Untouchability in the 21st century, also called caste discrimination or “discrimination based on work and descent,” affects at least 250 million people living across Asia, Africa and the Middle East, with diaspora communities reaching into Europe and the Americas. This paper explores the historical making of this little-known transnational world of untouchable groups, focusing on the experiences of Korea’s Paekchŏng during the Chosŏn and early Japanese colonial periods. 

Diana S. Kim is an Associate Professor at Georgetown University in the Edmund A. Walsh School of Foreign Service, and a core faculty member of the Asian Studies Program. She is the author of Empires of Vice: The Rise of Opium Prohibition across Southeast Asia (Princeton University Press 2020). Kim’s research and teaching are animated by concerns with how today’s states and economies have come to define people at their edges, constructing what it means to be illicit, deviant, or marginal. Her area expertise lies with Southeast and East Asia, with particular interest in their transnational connections and comparative legacies of colonial rule since the late nineteenth century.
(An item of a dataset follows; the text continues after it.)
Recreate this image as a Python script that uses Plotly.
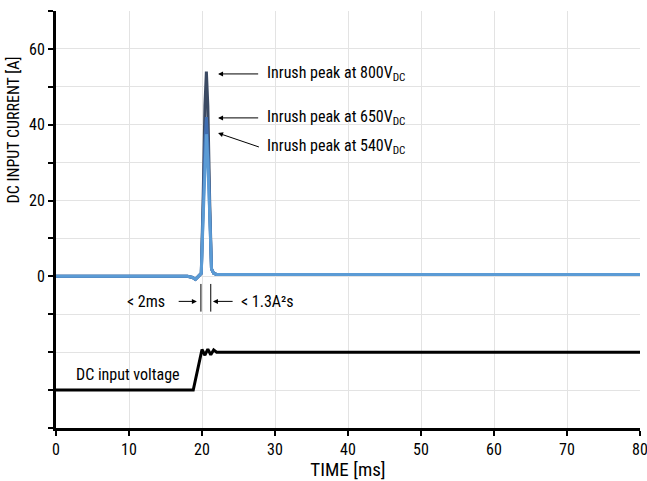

Kim’s scholarship has received awards and generous support from the American Political Science Association, Association for Asian Studies, Council of American Overseas Research Centers, Institute for Advanced Study, Social Science History Association, and the Silvers Foundation/New York Review of Books. She received her Ph.D. and M.A. in Political Science from the University of Chicago, B.A. from Korea University and was a postdoctoral Prize Fellow in Economics, History, and Politics at Harvard University.